— Problem to work on —
Starting at the first line of the listing below, repeat each line exactly until the line containing "0.3945, 0.7998]", which you include. Leave out pictures.

— Source data —
[BEGIN]
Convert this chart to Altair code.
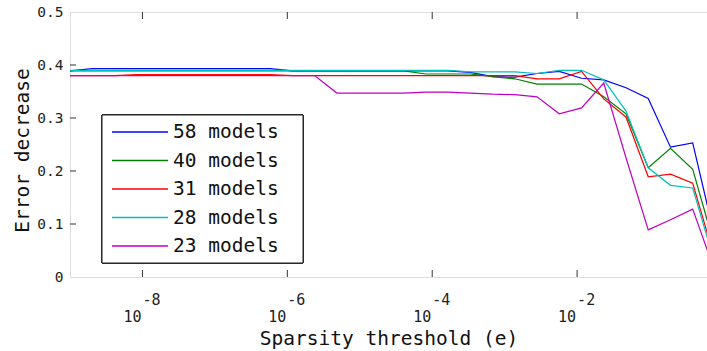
import altair as alt
import pandas as pd

# Sparsity thresholds (x)
thresholds = [1.000e-9, 2.028e-9, 4.111e-9, 8.337e-9, 1.690e-8, 3.428e-8, 6.950e-8,
              1.409e-7, 2.858e-7, 5.794e-7, 1.175e-6, 2.382e-6, 4.831e-6, 9.795e-6,
              1.986e-5, 4.027e-5, 8.166e-5, 1.656e-4, 3.357e-4, 6.808e-4, 1.380e-3,
              2.799e-3, 5.675e-3, 1.151e-2, 2.333e-2, 4.732e-2, 9.594e-2, 0.1945,
              0.3945, 0.7998]

series_names = ["58 models", "40 models", "31 models", "28 models", "23 models"]
series_colors = ["#0000ff", "#008000", "#ff0000", "#00bfbf", "#bf00bf"]

m58 = [0.389, 0.393, 0.393, 0.393, 0.393, 0.393, 0.393, 0.393, 0.393, 0.393,
       0.389, 0.389, 0.389, 0.389, 0.389, 0.389, 0.389, 0.389, 0.386, 0.378,
       0.377, 0.384, 0.388, 0.375, 0.372, 0.357, 0.337, 0.245, 0.253, 0.074]
m40 = [0.389, 0.389, 0.389, 0.389, 0.389, 0.389, 0.389, 0.389, 0.389, 0.389,
       0.389, 0.389, 0.389, 0.389, 0.389, 0.389, 0.383, 0.383, 0.383, 0.378,
       0.374, 0.364, 0.364, 0.364, 0.340, 0.308, 0.206, 0.243, 0.203, 0.056]
m31 = [0.380, 0.380, 0.380, 0.382, 0.382, 0.382, 0.382, 0.382, 0.382, 0.382,
       0.380, 0.380, 0.380, 0.380, 0.380, 0.380, 0.380, 0.380, 0.380, 0.380,
       0.380, 0.374, 0.374, 0.388, 0.336, 0.302, 0.189, 0.194, 0.177, 0.033]
m28 = [0.390, 0.390, 0.390, 0.390, 0.390, 0.390, 0.390, 0.390, 0.390, 0.390,
       0.390, 0.390, 0.390, 0.390, 0.390, 0.390, 0.390, 0.390, 0.387, 0.387,
       0.387, 0.384, 0.390, 0.390, 0.372, 0.313, 0.206, 0.173, 0.168, 0.025]
m23 = [0.380, 0.380, 0.380, 0.380, 0.380, 0.380, 0.380, 0.380, 0.380, 0.380,
       0.380, 0.380, 0.347, 0.347, 0.347, 0.347, 0.349, 0.349, 0.347, 0.345,
       0.344, 0.340, 0.308, 0.319, 0.366, 0.225, 0.089, 0.108, 0.128, 0.010]

x_tick_values = [1e-8, 1e-6, 1e-4, 1e-2]
x_tick_exps = ["-8", "-6", "-4", "-2"]
y_tick_values = [0, 0.1, 0.2, 0.3, 0.4, 0.5]
y_inner_ticks = [0.1, 0.2, 0.3, 0.4]

all_series = [m58, m40, m31, m28, m23]
rows = []
for name, vals in zip(series_names, all_series):
    for xv, yv in zip(thresholds, vals):
        rows.append({"series": name, "x": xv, "y": yv})
df = pd.DataFrame(rows)

legend_df = pd.DataFrame({"series": series_names, "idx": list(range(len(series_names)))})
xt_df = pd.DataFrame({"x": x_tick_values, "exp": x_tick_exps})
yt_df = pd.DataFrame({"y": y_inner_ticks})

MONO = "DejaVu Sans Mono"
W, H = 637, 265

color_scale = alt.Scale(domain=series_names, range=series_colors)
x_scale = alt.Scale(type="log", domain=[1e-9, 0.6211], nice=False)
y_scale = alt.Scale(domain=[0, 0.5], nice=False, zero=False)

x_axis = alt.Axis(title="Sparsity threshold (e)", labels=False, ticks=False,
                  domain=False, grid=False, titleFont=MONO, titleFontSize=19.5,
                  titleFontWeight="normal", titleColor="#111",
                  titleBaseline="middle", titleY=61)
y_axis = alt.Axis(values=y_tick_values, tickSize=0, domain=False, grid=False,
                  labelExpr="datum.value == 0 ? '0' : format(datum.value, '.1f')",
                  labelFont=MONO, labelFontSize=14.5, labelColor="#222",
                  labelPadding=7,
                  title="Error decrease", titleFont=MONO, titleFontSize=19.5,
                  titleFontWeight="normal", titleColor="#111",
                  titleBaseline="middle", titleX=-48, titleY=138)

X = alt.X("x:Q", scale=x_scale, axis=x_axis)
Y = alt.Y("y:Q", scale=y_scale, axis=y_axis)

lines = alt.Chart(df).mark_line(strokeWidth=1.2, clip=True).encode(
    x=X, y=Y,
    color=alt.Color("series:N", scale=color_scale, legend=None),
    detail="series:N",
)

bottom_ticks = alt.Chart(xt_df).mark_rule(color="#333", strokeWidth=1).encode(
    x=X, y=alt.value(H), y2=alt.value(H - 7),
)
top_ticks = alt.Chart(xt_df).mark_rule(color="#333", strokeWidth=1).encode(
    x=X, y=alt.value(0), y2=alt.value(7),
)
left_ticks = alt.Chart(yt_df).mark_rule(color="#333", strokeWidth=1).encode(
    y=Y, x=alt.value(0), x2=alt.value(6),
)
tick_base = alt.Chart(xt_df).mark_text(text="10", font=MONO, fontSize=15, align="right",
                                       baseline="alphabetic", dx=-1, color="#222").encode(
    x=X, y=alt.value(310),
)
tick_exp = alt.Chart(xt_df).mark_text(font=MONO, fontSize=15, align="left",
                                      baseline="alphabetic", dx=0, color="#222").encode(
    x=X, y=alt.value(293), text="exp:N",
)

legend_box = alt.Chart(legend_df).mark_rect(fill="white", stroke="#222", strokeWidth=1).encode(
    x=alt.value(32), x2=alt.value(233), y=alt.value(103), y2=alt.value(251),
)

legend_layers = []
for i, name in enumerate(series_names):
    ly = 120 + 28.5 * i
    row = alt.Chart(legend_df).transform_filter(alt.datum.idx == i)
    legend_layers.append(
        row.mark_rule(strokeWidth=1.3).encode(
            x=alt.value(42), x2=alt.value(98), y=alt.value(ly),
            color=alt.Color("series:N", scale=color_scale, legend=None),
        )
    )
    legend_layers.append(
        row.mark_text(font=MONO, fontSize=19.5, align="left", baseline="middle",
                      color="#111").encode(
            x=alt.value(103), y=alt.value(ly), text="series:N",
        )
    )

chart = alt.layer(
    lines, bottom_ticks, top_ticks, left_ticks, tick_base, tick_exp,
    legend_box, *legend_layers
).properties(
    width=W, height=H,
    autosize=alt.AutoSizeParams(type="none"),
    padding={"left": 70, "top": 12, "right": 0, "bottom": 74},
).configure_view(stroke="#333", strokeWidth=1).configure(background="white")

chart.save("out.html", embed_options={"renderer": "svg", "actions": False})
[END]
— Solution below —
Convert this chart to Altair code.
import altair as alt
import pandas as pd

# Sparsity thresholds (x)
thresholds = [1.000e-9, 2.028e-9, 4.111e-9, 8.337e-9, 1.690e-8, 3.428e-8, 6.950e-8,
              1.409e-7, 2.858e-7, 5.794e-7, 1.175e-6, 2.382e-6, 4.831e-6, 9.795e-6,
              1.986e-5, 4.027e-5, 8.166e-5, 1.656e-4, 3.357e-4, 6.808e-4, 1.380e-3,
              2.799e-3, 5.675e-3, 1.151e-2, 2.333e-2, 4.732e-2, 9.594e-2, 0.1945,
              0.3945, 0.7998]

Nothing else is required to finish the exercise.